[Supplied material]

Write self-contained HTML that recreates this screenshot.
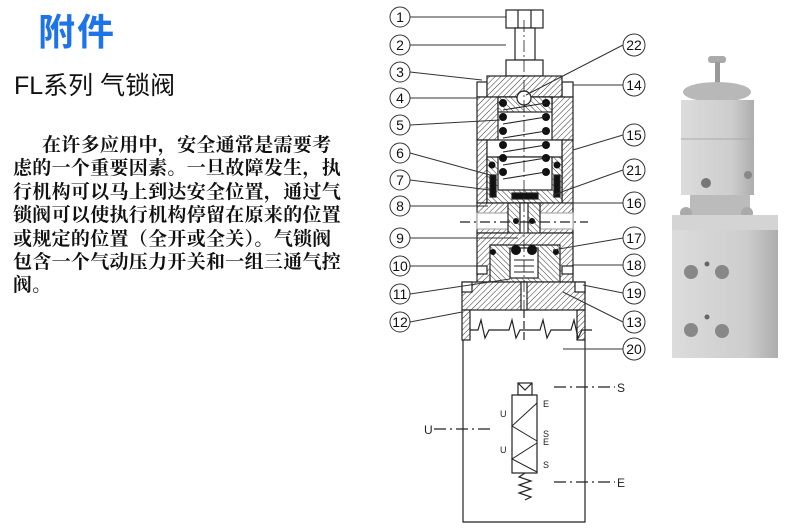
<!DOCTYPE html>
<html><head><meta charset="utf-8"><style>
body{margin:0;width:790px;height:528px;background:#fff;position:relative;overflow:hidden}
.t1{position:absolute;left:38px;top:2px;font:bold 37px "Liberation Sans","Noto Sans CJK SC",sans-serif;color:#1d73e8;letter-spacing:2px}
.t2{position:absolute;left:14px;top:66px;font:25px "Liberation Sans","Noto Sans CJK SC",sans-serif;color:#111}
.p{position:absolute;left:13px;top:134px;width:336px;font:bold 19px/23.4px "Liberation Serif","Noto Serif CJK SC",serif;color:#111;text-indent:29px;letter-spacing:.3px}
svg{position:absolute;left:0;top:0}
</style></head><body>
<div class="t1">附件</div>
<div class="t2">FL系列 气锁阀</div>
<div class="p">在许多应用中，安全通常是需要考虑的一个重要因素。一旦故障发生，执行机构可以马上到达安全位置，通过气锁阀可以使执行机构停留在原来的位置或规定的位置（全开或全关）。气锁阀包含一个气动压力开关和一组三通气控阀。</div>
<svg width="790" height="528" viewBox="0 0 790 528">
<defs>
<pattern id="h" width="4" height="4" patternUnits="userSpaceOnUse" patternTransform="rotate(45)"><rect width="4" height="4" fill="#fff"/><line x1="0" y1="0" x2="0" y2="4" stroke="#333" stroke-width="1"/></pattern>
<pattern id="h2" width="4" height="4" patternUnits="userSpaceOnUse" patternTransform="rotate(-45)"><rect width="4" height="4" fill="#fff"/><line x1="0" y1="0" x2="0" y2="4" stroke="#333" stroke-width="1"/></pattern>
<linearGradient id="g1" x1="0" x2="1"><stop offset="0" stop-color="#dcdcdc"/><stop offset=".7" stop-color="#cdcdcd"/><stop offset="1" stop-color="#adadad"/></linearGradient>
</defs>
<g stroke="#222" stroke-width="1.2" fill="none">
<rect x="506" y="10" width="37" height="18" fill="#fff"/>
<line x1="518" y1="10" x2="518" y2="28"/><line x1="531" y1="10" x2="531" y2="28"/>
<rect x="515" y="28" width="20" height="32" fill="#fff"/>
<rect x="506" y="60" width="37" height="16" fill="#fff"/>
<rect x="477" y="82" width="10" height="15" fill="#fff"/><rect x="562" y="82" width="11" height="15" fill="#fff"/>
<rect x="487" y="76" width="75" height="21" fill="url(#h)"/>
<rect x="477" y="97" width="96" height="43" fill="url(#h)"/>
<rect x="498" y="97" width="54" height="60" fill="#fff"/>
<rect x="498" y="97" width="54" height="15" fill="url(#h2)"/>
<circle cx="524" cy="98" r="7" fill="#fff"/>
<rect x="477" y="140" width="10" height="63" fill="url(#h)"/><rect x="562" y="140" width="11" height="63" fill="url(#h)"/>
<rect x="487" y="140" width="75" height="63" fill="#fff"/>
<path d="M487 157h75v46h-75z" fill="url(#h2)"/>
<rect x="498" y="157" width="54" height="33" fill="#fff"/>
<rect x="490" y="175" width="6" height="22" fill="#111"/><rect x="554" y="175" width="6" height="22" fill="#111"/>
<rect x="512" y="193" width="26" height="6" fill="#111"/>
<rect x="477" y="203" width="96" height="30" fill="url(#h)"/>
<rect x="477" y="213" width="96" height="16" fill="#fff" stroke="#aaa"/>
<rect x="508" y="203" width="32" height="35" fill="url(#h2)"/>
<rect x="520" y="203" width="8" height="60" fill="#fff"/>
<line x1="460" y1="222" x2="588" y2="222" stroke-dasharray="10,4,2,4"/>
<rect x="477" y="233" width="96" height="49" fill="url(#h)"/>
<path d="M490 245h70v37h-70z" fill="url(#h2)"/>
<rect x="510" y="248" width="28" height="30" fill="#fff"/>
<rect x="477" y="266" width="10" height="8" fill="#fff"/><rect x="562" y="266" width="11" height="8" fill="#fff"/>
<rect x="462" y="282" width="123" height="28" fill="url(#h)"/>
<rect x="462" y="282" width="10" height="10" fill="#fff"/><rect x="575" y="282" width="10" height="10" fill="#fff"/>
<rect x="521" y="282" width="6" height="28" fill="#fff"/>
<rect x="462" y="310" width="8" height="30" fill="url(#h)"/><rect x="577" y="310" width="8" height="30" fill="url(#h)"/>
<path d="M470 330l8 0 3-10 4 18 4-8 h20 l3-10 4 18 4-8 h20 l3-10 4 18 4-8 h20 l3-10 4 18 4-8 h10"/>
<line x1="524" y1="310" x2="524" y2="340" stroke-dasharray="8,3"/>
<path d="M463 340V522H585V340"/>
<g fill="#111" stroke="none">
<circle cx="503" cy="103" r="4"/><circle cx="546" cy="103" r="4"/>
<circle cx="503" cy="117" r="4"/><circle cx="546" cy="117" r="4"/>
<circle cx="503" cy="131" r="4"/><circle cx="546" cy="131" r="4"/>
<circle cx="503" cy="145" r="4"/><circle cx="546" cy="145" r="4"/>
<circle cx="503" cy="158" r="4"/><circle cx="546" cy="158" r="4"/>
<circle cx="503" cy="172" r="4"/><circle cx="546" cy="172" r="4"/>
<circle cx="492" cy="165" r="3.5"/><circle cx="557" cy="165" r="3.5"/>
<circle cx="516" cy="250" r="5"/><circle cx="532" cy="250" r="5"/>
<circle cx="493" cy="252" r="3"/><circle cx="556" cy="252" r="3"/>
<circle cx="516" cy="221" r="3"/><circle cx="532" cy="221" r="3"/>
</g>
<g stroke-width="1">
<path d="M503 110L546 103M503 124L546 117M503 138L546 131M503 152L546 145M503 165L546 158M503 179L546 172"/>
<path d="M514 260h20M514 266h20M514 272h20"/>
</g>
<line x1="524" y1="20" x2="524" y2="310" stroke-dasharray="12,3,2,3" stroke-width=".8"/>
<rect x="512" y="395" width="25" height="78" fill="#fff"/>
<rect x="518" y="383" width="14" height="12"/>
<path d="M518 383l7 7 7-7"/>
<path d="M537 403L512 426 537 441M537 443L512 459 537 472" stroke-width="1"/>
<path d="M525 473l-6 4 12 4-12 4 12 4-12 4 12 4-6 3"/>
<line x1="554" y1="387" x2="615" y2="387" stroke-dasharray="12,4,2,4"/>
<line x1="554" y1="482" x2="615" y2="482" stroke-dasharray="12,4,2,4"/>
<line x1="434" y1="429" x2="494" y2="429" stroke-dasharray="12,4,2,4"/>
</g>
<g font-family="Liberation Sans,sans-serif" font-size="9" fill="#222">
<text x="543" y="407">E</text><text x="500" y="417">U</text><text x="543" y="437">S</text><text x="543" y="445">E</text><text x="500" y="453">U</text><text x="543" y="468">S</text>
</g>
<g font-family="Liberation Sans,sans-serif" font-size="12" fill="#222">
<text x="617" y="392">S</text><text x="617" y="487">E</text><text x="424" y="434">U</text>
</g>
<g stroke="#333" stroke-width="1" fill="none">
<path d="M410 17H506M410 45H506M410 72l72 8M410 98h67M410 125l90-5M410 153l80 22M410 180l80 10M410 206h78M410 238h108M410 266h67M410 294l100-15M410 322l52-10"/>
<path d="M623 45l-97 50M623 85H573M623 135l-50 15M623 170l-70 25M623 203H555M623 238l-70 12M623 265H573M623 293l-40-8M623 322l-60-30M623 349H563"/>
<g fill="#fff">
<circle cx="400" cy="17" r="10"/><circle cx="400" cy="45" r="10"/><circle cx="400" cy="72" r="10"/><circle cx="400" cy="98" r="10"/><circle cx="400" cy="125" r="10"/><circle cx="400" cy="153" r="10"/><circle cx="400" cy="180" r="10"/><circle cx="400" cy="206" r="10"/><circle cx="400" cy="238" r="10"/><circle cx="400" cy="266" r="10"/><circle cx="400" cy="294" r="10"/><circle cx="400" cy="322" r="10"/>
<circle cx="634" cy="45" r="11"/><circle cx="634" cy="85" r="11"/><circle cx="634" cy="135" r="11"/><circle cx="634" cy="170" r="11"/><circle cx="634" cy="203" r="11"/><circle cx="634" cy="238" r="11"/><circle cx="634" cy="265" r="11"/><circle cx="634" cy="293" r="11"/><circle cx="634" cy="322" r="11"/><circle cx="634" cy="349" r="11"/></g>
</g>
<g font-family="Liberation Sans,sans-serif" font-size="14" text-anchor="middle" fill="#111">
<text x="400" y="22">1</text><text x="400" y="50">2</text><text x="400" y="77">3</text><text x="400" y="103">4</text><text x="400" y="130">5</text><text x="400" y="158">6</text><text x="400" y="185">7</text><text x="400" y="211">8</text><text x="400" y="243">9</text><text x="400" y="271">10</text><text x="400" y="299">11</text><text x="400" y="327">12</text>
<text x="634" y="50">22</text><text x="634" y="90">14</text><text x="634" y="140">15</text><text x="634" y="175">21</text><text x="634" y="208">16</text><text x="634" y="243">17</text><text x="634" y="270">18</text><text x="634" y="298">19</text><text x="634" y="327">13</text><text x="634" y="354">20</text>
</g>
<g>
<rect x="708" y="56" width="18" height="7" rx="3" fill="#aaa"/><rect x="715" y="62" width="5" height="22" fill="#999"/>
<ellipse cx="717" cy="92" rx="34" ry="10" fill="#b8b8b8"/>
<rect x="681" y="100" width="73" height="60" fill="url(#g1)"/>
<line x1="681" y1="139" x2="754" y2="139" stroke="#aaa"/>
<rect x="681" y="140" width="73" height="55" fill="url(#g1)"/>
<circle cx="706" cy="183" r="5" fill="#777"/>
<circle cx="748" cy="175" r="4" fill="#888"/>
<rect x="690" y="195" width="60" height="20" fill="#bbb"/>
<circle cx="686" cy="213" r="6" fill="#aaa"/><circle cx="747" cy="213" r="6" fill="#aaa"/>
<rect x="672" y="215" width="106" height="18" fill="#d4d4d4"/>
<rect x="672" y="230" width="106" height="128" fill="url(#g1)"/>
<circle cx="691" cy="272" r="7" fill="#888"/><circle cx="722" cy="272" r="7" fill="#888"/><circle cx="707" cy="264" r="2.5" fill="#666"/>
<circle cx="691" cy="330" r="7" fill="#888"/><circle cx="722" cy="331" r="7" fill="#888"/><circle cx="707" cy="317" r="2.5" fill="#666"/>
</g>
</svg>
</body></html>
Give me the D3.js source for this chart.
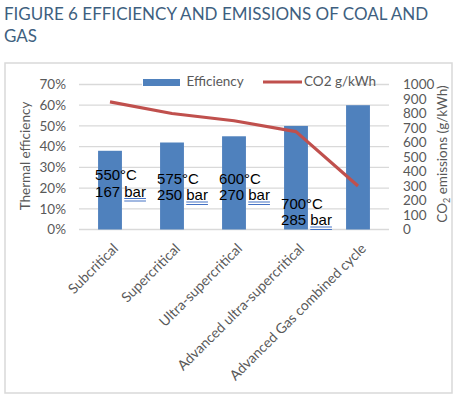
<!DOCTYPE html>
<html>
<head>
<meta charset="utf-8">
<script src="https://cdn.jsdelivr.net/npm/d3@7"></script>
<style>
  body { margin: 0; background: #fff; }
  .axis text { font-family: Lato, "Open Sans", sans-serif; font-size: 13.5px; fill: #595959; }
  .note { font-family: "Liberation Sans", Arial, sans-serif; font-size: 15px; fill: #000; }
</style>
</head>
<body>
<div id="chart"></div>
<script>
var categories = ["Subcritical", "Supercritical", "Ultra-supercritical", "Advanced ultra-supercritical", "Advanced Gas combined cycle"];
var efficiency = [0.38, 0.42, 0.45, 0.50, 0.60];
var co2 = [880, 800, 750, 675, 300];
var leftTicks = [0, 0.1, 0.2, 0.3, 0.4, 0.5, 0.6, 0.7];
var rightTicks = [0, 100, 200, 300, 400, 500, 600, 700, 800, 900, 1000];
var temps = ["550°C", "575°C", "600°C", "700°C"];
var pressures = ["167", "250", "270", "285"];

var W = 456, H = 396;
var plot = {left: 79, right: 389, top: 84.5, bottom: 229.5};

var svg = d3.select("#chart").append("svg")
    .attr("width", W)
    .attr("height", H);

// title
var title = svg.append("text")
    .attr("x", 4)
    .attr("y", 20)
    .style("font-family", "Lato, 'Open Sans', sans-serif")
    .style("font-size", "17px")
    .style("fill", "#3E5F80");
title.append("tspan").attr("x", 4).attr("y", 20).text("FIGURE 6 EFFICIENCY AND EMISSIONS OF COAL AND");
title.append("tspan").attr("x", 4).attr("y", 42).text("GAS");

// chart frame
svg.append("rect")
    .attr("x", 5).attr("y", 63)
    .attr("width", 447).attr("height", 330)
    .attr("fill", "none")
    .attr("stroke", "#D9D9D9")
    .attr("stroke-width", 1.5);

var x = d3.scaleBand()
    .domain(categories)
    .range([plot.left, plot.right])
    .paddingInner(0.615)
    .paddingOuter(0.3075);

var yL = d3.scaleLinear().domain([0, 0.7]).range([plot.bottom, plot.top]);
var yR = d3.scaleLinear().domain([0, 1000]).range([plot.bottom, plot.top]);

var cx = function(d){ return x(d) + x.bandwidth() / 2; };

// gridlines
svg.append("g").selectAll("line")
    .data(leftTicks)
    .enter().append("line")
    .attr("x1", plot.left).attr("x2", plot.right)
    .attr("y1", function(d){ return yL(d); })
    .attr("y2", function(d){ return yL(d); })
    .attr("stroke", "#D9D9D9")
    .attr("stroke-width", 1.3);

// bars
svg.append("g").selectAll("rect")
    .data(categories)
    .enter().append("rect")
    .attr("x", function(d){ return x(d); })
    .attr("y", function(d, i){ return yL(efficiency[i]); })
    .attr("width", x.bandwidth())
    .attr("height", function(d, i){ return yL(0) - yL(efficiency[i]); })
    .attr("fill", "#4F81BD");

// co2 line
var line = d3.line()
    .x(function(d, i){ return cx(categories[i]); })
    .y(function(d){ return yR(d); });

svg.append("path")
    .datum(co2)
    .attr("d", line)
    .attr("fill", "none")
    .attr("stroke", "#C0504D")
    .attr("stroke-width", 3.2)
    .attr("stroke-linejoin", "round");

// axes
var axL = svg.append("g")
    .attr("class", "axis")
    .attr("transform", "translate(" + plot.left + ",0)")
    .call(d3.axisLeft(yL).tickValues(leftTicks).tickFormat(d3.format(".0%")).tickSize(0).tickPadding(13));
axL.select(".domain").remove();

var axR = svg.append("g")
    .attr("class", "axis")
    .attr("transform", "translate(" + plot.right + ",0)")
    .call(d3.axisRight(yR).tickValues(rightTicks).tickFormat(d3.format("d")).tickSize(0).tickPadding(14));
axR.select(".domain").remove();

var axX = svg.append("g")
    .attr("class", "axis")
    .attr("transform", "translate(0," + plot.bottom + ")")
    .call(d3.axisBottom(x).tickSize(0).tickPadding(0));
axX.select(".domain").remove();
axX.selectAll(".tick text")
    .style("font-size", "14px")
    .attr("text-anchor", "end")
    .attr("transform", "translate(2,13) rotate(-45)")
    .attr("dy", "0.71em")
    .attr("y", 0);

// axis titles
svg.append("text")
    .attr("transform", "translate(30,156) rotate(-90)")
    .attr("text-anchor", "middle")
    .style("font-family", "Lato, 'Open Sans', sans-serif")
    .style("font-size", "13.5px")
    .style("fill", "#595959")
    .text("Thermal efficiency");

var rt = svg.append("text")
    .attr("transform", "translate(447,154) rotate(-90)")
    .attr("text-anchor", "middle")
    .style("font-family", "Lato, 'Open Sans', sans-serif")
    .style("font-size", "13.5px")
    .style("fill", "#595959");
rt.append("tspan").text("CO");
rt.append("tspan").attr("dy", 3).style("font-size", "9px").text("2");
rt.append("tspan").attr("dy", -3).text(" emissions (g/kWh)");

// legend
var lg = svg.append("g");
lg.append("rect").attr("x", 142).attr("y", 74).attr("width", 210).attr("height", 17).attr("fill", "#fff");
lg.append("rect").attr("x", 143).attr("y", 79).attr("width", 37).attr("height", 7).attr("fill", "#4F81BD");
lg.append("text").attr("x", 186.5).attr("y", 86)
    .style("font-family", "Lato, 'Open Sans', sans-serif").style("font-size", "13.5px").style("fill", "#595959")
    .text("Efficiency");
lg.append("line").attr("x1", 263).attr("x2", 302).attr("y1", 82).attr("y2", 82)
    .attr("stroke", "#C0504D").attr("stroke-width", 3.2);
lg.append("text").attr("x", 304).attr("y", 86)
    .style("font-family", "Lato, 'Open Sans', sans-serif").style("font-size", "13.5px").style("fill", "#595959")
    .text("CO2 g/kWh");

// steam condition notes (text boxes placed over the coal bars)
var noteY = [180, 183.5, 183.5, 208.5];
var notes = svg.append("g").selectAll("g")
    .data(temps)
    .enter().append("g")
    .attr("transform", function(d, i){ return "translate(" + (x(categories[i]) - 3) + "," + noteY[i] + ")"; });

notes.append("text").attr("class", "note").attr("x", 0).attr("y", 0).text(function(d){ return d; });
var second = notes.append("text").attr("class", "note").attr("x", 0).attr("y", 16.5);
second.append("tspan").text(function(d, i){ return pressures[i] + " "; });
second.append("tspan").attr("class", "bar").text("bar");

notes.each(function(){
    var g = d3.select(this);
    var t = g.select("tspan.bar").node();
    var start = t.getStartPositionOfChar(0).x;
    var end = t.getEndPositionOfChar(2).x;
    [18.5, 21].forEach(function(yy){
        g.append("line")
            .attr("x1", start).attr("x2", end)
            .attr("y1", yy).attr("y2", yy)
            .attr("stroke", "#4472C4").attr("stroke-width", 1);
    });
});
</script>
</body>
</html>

[Goal of the exercise] Wherever the string "chart" appears in the entries above, list that line.

[Solved problem]
Give me the D3.js source for this chart.
<div id="chart"></div>
var svg = d3.select("#chart").append("svg")
// chart frame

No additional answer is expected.